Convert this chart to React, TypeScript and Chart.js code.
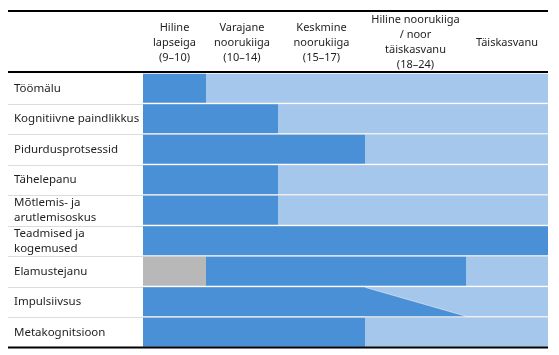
import React, { useEffect, useRef } from 'react';
import { Chart, registerables, LinearScale } from 'chart.js';

// ---------- data ----------
const rowLabels: (string | string[])[] = [
  'Töömälu',
  'Kognitiivne paindlikkus',
  'Pidurdusprotsessid',
  'Tähelepanu',
  ['Mõtlemis- ja', 'arutlemisoskus'],
  ['Teadmised ja', 'kogemused'],
  'Elamustejanu',
  'Impulsiivsus',
  'Metakognitsioon',
];

const stageLabels: string[][] = [
  ['Hiline', 'lapseiga', '(9–10)'],
  ['Varajane', 'noorukiiga', '(10–14)'],
  ['Keskmine', 'noorukiiga', '(15–17)'],
  ['Hiline noorukiiga', '/ noor', 'täiskasvanu', '(18–24)'],
  ['Täiskasvanu'],
];

// values in stage units: 0 = start of "Hiline lapseiga", 5 = end of "Täiskasvanu"
const notApplicable: ([number, number] | null)[] = [null, null, null, null, null, null, [0, 1], null, null];
const mainDevelopment: ([number, number] | null)[] = [
  [0, 1], [0, 2], [0, 3], [0, 2], [0, 2], [0, 5], [1, 4], [0, 3], [0, 3],
];
const continuedDevelopment: ([number, number] | null)[] = [
  [1, 5], [2, 5], [3, 5], [2, 5], [2, 5], null, [4, 5], [3, 5], [3, 5],
];
// gradual fade of the main development period (top edge -> bottom edge)
const taperFrom: (number | null)[] = [null, null, null, null, null, null, null, 3, null];
const taperTo: (number | null)[] = [null, null, null, null, null, null, null, 4, null];

// ---------- styles ----------
const DARK = 'rgb(74,144,214)';
const LIGHT = 'rgb(164,199,235)';
const GREY = 'rgb(184,184,184)';
const TEXT = '#1e1e1e';
const FONT_FAMILY = '"Noto Sans", sans-serif';
const stageWidths = [63, 72, 87, 101, 82];

class StageScale extends LinearScale {
  static id = 'stage';
  static defaults = (LinearScale as any).defaults;
  getPixelForValue(value: number) {
    const w: number[] = (this.options as any).stageWidths || [1, 1, 1, 1, 1];
    const total = w.reduce((a, b) => a + b, 0);
    const v = Math.max(0, Math.min(w.length, value));
    let acc = 0;
    let i = 0;
    while (i < w.length && v >= i + 1) {
      acc += w[i];
      i++;
    }
    if (i < w.length) acc += (v - i) * w[i];
    return (this as any).left + (acc / total) * (this as any).width;
  }
}

Chart.register(...registerables, StageScale as any);

const tablePlugin = {
  id: 'tablePlugin',
  beforeDatasetsDraw(chart: any) {
    const { ctx, chartArea, scales } = chart;
    const y = scales.y;
    ctx.save();
    ctx.strokeStyle = 'rgb(220,220,220)';
    ctx.lineWidth = 1;
    for (let i = 1; i < rowLabels.length; i++) {
      const yy = Math.round((y.getPixelForValue(i - 1) + y.getPixelForValue(i)) / 2) + 0.5;
      ctx.beginPath();
      ctx.moveTo(8, yy);
      ctx.lineTo(chartArea.right, yy);
      ctx.stroke();
    }
    ctx.restore();
  },
  afterDatasetsDraw(chart: any) {
    const { ctx, scales } = chart;
    const x = scales.x;
    const meta = chart.getDatasetMeta(1);
    ctx.save();
    for (let i = 0; i < taperFrom.length; i++) {
      const a = taperFrom[i];
      const b = taperTo[i];
      if (a == null || b == null) continue;
      const el = meta.data[i];
      const top = el.y - el.height / 2;
      const bottom = el.y + el.height / 2;
      const xa = x.getPixelForValue(a);
      const xb = x.getPixelForValue(b);
      ctx.fillStyle = DARK;
      ctx.beginPath();
      ctx.moveTo(xa, top);
      ctx.lineTo(xb, bottom);
      ctx.lineTo(xa, bottom);
      ctx.closePath();
      ctx.fill();
      ctx.strokeStyle = 'rgba(255,255,255,0.6)';
      ctx.lineWidth = 0.8;
      ctx.beginPath();
      ctx.moveTo(xa, top);
      ctx.lineTo(xb, bottom);
      ctx.stroke();
    }
    ctx.restore();
  },
  afterDraw(chart: any) {
    const { ctx, chartArea, scales } = chart;
    const x = scales.x;
    ctx.save();
    ctx.strokeStyle = '#000';
    ctx.lineWidth = 2;
    [11, chartArea.top - 1, chartArea.bottom].forEach((yy: number) => {
      ctx.beginPath();
      ctx.moveTo(8, yy);
      ctx.lineTo(chartArea.right, yy);
      ctx.stroke();
    });
    ctx.fillStyle = TEXT;
    ctx.font = `11px ${FONT_FAMILY}`;
    ctx.textAlign = 'center';
    ctx.textBaseline = 'middle';
    const cy = 42.5;
    const lh = 15;
    stageLabels.forEach((lines, i) => {
      const cx = x.getPixelForValue(i + 0.5);
      lines.forEach((t, j) => {
        ctx.fillText(t, cx, cy + (j - (lines.length - 1) / 2) * lh);
      });
    });
    ctx.restore();
  },
};

export default function App() {
  const ref = useRef<HTMLCanvasElement | null>(null);
  useEffect(() => {
    if (!ref.current) return;
    const common = {
      barPercentage: 1,
      categoryPercentage: 0.95,
      grouped: false,
      borderWidth: 0,
      borderSkipped: false,
    };
    const chart = new Chart(ref.current, {
      type: 'bar',
      data: {
        labels: rowLabels as any,
        datasets: [
          { label: 'Ei kohaldu', data: notApplicable as any, backgroundColor: GREY, ...common },
          { label: 'Peamine areng', data: mainDevelopment as any, backgroundColor: DARK, ...common },
          { label: 'Jätkuv areng', data: continuedDevelopment as any, backgroundColor: LIGHT, ...common },
        ],
      },
      options: {
        indexAxis: 'y',
        animation: false,
        responsive: true,
        maintainAspectRatio: false,
        events: [],
        layout: { padding: { left: 14, right: 11, top: 73, bottom: 4 } },
        plugins: { legend: { display: false }, tooltip: { enabled: false } },
        scales: {
          x: {
            type: 'stage' as any,
            min: 0,
            max: 5,
            display: false,
            stageWidths,
          } as any,
          y: {
            type: 'category',
            grid: { display: false },
            border: { display: false },
            ticks: {
              autoSkip: false,
              crossAlign: 'far',
              padding: 0,
              color: TEXT,
              font: { family: FONT_FAMILY, size: 11.5, lineHeight: 1.3 },
            },
            afterFit: (s: any) => {
              s.width = 129;
            },
          },
        },
      },
      plugins: [tablePlugin],
    });
    return () => chart.destroy();
  }, []);
  return (
    <div style={{ position: 'fixed', left: 0, top: 0, width: 559, height: 355, background: '#fff' }}>
      <canvas ref={ref} />
    </div>
  );
}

----------

__Stated exercise__.
Repeat exactly and only the lines from the start of the data above through the line that holds "const stageWidths = [63, 72, 87, 101, 82];", inclusive. Pictures do not belong in the copy.

__Answer for this exercise__.
Convert this chart to React, TypeScript and Chart.js code.
import React, { useEffect, useRef } from 'react';
import { Chart, registerables, LinearScale } from 'chart.js';

// ---------- data ----------
const rowLabels: (string | string[])[] = [
  'Töömälu',
  'Kognitiivne paindlikkus',
  'Pidurdusprotsessid',
  'Tähelepanu',
  ['Mõtlemis- ja', 'arutlemisoskus'],
  ['Teadmised ja', 'kogemused'],
  'Elamustejanu',
  'Impulsiivsus',
  'Metakognitsioon',
];

const stageLabels: string[][] = [
  ['Hiline', 'lapseiga', '(9–10)'],
  ['Varajane', 'noorukiiga', '(10–14)'],
  ['Keskmine', 'noorukiiga', '(15–17)'],
  ['Hiline noorukiiga', '/ noor', 'täiskasvanu', '(18–24)'],
  ['Täiskasvanu'],
];

// values in stage units: 0 = start of "Hiline lapseiga", 5 = end of "Täiskasvanu"
const notApplicable: ([number, number] | null)[] = [null, null, null, null, null, null, [0, 1], null, null];
const mainDevelopment: ([number, number] | null)[] = [
  [0, 1], [0, 2], [0, 3], [0, 2], [0, 2], [0, 5], [1, 4], [0, 3], [0, 3],
];
const continuedDevelopment: ([number, number] | null)[] = [
  [1, 5], [2, 5], [3, 5], [2, 5], [2, 5], null, [4, 5], [3, 5], [3, 5],
];
// gradual fade of the main development period (top edge -> bottom edge)
const taperFrom: (number | null)[] = [null, null, null, null, null, null, null, 3, null];
const taperTo: (number | null)[] = [null, null, null, null, null, null, null, 4, null];

// ---------- styles ----------
const DARK = 'rgb(74,144,214)';
const LIGHT = 'rgb(164,199,235)';
const GREY = 'rgb(184,184,184)';
const TEXT = '#1e1e1e';
const FONT_FAMILY = '"Noto Sans", sans-serif';
const stageWidths = [63, 72, 87, 101, 82];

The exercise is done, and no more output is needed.